The health center can serve up to 18,000 individuals per year. Previously, the group of providers treated 12,000 unique patients, with some 2,400 of those accessing mental health or SUD services, according to Elizabeth Cookson, MD, Distinguished Fellow of the American Psychiatric Association, who is the coalition’s director of psychiatry.
“We shared a number of patients with the medical clinic but did not integrate as much as we wanted to,” Cookson says.
She says the existing EHR system has helped in care coordination efforts, and providers will be able to continue to leverage the shared data. Workflows made it possible to deliver coordinated care within patient privacy regulations.
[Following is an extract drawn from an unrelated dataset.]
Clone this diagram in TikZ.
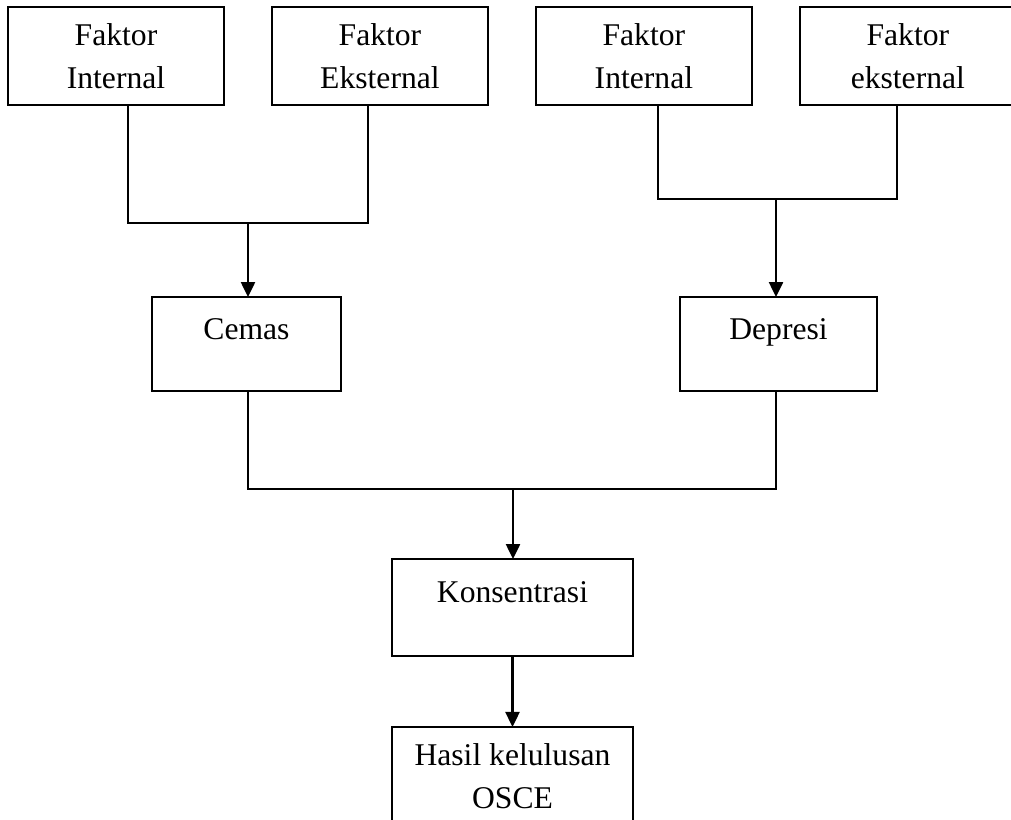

“We made it clear to our patients that all of the record is accessible to all providers,” she says.
Additionally, the SUD patients are asked to sign a waiver for 42 CFR Part 2 to allow clinicians to document notes in the patients’ EHRs. Patients can decline, of course, but the permission process is necessary to balance the need for provider data sharing with the need for patient privacy.
Within the new facility, the team-based clinical delivery system includes cubical areas where the behavioral and medical staff are side-by-side. Cookson says in most integrated facilities in other cities, there is often one dominant offering—for example, primary care—and the complementary services—such as behavioral health—are added on, or vice versa. At Stout Street, the two disciplines are equally emphasized among patients who need such care.
“The entry to mental health is all through primary care,” Cookson says. “Before, we’d see patients on request if they were not involved in our health system, but often with long wait times.”
Staffing in each of the three currently open suites includes:
· Two full-time primary care providers;
· Two psychiatric prescribers; and
· Three behavioral health providers who offer brief intervention, brief assessment, group treatment and longer-term group and individual treatment.
Now the behavioral health referral is immediate and not just under the same roof, but within the same care suite. In fact, the treatment rooms are universally design to adapt to either model as needs change. For example, a room set up with a table and chairs for behavioral health interactions could be converted to a medical exam room by swapping out the furniture for an exam table, Cookson says. All the rooms are equipped with sinks and storage.
A fourth care suite will be opened in the future.
“This is a huge culture shock for both the mental health and physical health providers,” she says. “Really getting it to work is challenging and time consuming, but we’ve already seen exciting changes in terms of quickly accessing behavioral health or physical health.”
While there are plenty of integrated health sites nationwide, the Stout Street facility is different in that it combines a complex network of funding to support health and social needs of the homeless in the Denver area. For example, the Stout Street Lofts located on the upper floors of the facility can provide living space for 78 formerly homeless households.
Support includes more than $35 million in combined funds from individual donors, the Affordable Care Act capital, Low Income Housing Tax Credits and New Market Tax Credits. Created under President Clinton, the New Market Tax Credit program provides tax breaks for local projects geared toward job creation in distressed areas. It accounts for $17 million of the funding.
“We are able to make use of a number of tax credit and financing schemes because we work with the Department of Housing and Urban Development, the Health Resources and Services Administration and the Substance Abuse and Mental Health Services Administration,” Cookson says.
She recommends that behavioral health providers work closely with their local primary care communities and create wholesale changes to care models to drive integration in their local areas.